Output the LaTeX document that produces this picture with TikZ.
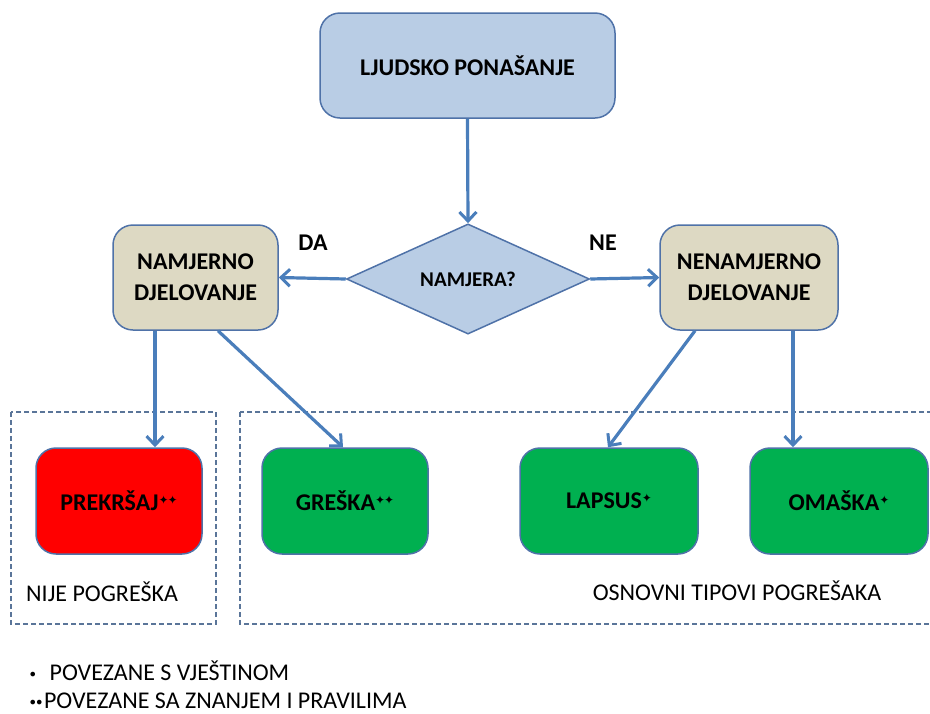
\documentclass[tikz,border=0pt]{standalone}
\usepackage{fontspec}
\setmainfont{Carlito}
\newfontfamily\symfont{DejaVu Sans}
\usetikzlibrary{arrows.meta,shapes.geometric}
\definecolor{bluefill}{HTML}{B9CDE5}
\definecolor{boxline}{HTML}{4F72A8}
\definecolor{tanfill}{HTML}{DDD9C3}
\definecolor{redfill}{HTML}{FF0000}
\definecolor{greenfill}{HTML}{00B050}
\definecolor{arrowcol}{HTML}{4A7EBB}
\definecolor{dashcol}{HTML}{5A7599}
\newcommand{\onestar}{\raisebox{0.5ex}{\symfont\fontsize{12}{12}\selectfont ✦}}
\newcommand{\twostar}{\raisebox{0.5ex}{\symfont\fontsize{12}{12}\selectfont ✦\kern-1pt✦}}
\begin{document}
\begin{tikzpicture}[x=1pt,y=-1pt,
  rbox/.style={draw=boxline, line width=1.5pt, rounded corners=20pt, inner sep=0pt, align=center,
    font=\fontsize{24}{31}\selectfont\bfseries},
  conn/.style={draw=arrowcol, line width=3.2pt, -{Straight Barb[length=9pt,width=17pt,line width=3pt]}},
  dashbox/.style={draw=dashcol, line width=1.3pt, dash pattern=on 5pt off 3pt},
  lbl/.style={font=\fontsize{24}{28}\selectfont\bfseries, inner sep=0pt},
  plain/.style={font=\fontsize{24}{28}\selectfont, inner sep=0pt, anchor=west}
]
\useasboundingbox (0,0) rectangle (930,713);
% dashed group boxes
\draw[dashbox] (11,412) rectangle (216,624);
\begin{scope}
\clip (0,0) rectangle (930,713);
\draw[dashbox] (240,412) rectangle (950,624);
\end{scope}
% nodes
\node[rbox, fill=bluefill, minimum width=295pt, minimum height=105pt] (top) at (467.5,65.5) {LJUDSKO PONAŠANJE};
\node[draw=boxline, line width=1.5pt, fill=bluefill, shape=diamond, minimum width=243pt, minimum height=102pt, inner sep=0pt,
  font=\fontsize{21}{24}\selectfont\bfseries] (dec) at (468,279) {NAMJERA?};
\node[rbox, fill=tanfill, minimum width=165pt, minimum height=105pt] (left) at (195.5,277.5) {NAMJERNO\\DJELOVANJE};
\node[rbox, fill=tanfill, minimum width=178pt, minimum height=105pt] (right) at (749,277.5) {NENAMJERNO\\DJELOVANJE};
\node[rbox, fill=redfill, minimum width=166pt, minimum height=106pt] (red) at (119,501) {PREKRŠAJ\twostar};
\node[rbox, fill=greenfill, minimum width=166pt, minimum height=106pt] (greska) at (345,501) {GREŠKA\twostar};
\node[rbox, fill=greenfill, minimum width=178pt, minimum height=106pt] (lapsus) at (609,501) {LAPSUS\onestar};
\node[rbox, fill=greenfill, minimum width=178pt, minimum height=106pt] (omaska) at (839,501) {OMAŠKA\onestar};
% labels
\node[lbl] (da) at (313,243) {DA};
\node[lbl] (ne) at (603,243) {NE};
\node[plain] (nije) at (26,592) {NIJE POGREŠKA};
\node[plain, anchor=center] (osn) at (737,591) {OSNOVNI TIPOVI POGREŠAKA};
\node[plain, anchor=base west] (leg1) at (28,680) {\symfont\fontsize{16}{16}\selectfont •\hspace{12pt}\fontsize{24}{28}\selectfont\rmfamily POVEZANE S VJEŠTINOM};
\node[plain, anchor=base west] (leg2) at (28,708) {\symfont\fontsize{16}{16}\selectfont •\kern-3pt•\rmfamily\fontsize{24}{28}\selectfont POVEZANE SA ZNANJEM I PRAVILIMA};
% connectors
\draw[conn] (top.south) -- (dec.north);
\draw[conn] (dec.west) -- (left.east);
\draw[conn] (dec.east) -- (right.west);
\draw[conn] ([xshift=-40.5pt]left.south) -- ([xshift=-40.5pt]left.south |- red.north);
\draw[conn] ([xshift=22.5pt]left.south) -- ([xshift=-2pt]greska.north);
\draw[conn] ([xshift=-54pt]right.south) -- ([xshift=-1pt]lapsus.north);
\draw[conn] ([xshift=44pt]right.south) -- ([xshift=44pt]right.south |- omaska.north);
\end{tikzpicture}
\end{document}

Short task: Make an exact copy of the whole listing, but don't bring over any pictures.

Output below:
Output the LaTeX document that produces this picture with TikZ.
\documentclass[tikz,border=0pt]{standalone}
\usepackage{fontspec}
\setmainfont{Carlito}
\newfontfamily\symfont{DejaVu Sans}
\usetikzlibrary{arrows.meta,shapes.geometric}
\definecolor{bluefill}{HTML}{B9CDE5}
\definecolor{boxline}{HTML}{4F72A8}
\definecolor{tanfill}{HTML}{DDD9C3}
\definecolor{redfill}{HTML}{FF0000}
\definecolor{greenfill}{HTML}{00B050}
\definecolor{arrowcol}{HTML}{4A7EBB}
\definecolor{dashcol}{HTML}{5A7599}
\newcommand{\onestar}{\raisebox{0.5ex}{\symfont\fontsize{12}{12}\selectfont ✦}}
\newcommand{\twostar}{\raisebox{0.5ex}{\symfont\fontsize{12}{12}\selectfont ✦\kern-1pt✦}}
\begin{document}
\begin{tikzpicture}[x=1pt,y=-1pt,
  rbox/.style={draw=boxline, line width=1.5pt, rounded corners=20pt, inner sep=0pt, align=center,
    font=\fontsize{24}{31}\selectfont\bfseries},
  conn/.style={draw=arrowcol, line width=3.2pt, -{Straight Barb[length=9pt,width=17pt,line width=3pt]}},
  dashbox/.style={draw=dashcol, line width=1.3pt, dash pattern=on 5pt off 3pt},
  lbl/.style={font=\fontsize{24}{28}\selectfont\bfseries, inner sep=0pt},
  plain/.style={font=\fontsize{24}{28}\selectfont, inner sep=0pt, anchor=west}
]
\useasboundingbox (0,0) rectangle (930,713);
% dashed group boxes
\draw[dashbox] (11,412) rectangle (216,624);
\begin{scope}
\clip (0,0) rectangle (930,713);
\draw[dashbox] (240,412) rectangle (950,624);
\end{scope}
% nodes
\node[rbox, fill=bluefill, minimum width=295pt, minimum height=105pt] (top) at (467.5,65.5) {LJUDSKO PONAŠANJE};
\node[draw=boxline, line width=1.5pt, fill=bluefill, shape=diamond, minimum width=243pt, minimum height=102pt, inner sep=0pt,
  font=\fontsize{21}{24}\selectfont\bfseries] (dec) at (468,279) {NAMJERA?};
\node[rbox, fill=tanfill, minimum width=165pt, minimum height=105pt] (left) at (195.5,277.5) {NAMJERNO\\DJELOVANJE};
\node[rbox, fill=tanfill, minimum width=178pt, minimum height=105pt] (right) at (749,277.5) {NENAMJERNO\\DJELOVANJE};
\node[rbox, fill=redfill, minimum width=166pt, minimum height=106pt] (red) at (119,501) {PREKRŠAJ\twostar};
\node[rbox, fill=greenfill, minimum width=166pt, minimum height=106pt] (greska) at (345,501) {GREŠKA\twostar};
\node[rbox, fill=greenfill, minimum width=178pt, minimum height=106pt] (lapsus) at (609,501) {LAPSUS\onestar};
\node[rbox, fill=greenfill, minimum width=178pt, minimum height=106pt] (omaska) at (839,501) {OMAŠKA\onestar};
% labels
\node[lbl] (da) at (313,243) {DA};
\node[lbl] (ne) at (603,243) {NE};
\node[plain] (nije) at (26,592) {NIJE POGREŠKA};
\node[plain, anchor=center] (osn) at (737,591) {OSNOVNI TIPOVI POGREŠAKA};
\node[plain, anchor=base west] (leg1) at (28,680) {\symfont\fontsize{16}{16}\selectfont •\hspace{12pt}\fontsize{24}{28}\selectfont\rmfamily POVEZANE S VJEŠTINOM};
\node[plain, anchor=base west] (leg2) at (28,708) {\symfont\fontsize{16}{16}\selectfont •\kern-3pt•\rmfamily\fontsize{24}{28}\selectfont POVEZANE SA ZNANJEM I PRAVILIMA};
% connectors
\draw[conn] (top.south) -- (dec.north);
\draw[conn] (dec.west) -- (left.east);
\draw[conn] (dec.east) -- (right.west);
\draw[conn] ([xshift=-40.5pt]left.south) -- ([xshift=-40.5pt]left.south |- red.north);
\draw[conn] ([xshift=22.5pt]left.south) -- ([xshift=-2pt]greska.north);
\draw[conn] ([xshift=-54pt]right.south) -- ([xshift=-1pt]lapsus.north);
\draw[conn] ([xshift=44pt]right.south) -- ([xshift=44pt]right.south |- omaska.north);
\end{tikzpicture}
\end{document}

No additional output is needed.